# start of Given information

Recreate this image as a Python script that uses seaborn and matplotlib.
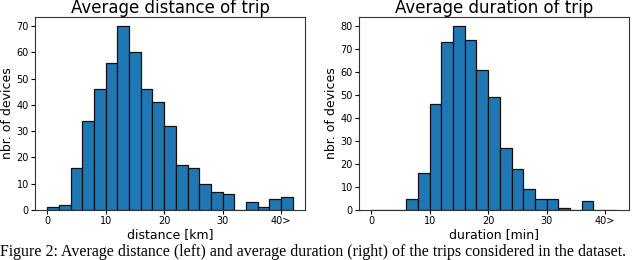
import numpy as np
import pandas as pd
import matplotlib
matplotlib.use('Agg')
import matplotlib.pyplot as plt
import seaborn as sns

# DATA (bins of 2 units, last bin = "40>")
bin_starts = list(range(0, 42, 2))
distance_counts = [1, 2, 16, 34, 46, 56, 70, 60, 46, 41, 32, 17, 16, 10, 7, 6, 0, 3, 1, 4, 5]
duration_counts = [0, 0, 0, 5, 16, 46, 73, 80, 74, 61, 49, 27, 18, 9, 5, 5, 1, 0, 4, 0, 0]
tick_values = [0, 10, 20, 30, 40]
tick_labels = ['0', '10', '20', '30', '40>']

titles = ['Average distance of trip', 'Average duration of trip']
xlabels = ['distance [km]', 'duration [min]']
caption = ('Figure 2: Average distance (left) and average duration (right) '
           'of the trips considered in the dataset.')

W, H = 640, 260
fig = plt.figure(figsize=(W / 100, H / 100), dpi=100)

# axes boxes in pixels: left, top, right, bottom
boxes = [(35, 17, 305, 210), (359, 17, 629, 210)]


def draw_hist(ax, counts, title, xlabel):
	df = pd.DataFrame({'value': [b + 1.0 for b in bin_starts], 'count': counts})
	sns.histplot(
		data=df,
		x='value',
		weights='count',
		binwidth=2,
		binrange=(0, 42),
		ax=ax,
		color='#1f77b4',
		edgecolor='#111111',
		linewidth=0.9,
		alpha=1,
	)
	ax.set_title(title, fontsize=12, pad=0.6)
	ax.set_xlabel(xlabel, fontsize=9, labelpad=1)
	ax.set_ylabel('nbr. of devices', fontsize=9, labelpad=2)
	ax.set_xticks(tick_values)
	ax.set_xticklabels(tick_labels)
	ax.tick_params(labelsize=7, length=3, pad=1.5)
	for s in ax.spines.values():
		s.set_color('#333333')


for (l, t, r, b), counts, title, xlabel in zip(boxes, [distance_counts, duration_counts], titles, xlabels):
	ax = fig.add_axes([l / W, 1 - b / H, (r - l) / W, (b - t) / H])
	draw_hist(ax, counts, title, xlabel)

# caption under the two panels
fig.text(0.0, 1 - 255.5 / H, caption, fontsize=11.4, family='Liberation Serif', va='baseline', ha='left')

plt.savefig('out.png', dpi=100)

# end of Given information

▶ **Exercise details**: Pull out each line containing the word "seaborn" and copy it.

▶ **Solution for this exercise**:
Recreate this image as a Python script that uses seaborn and matplotlib.
import seaborn as sns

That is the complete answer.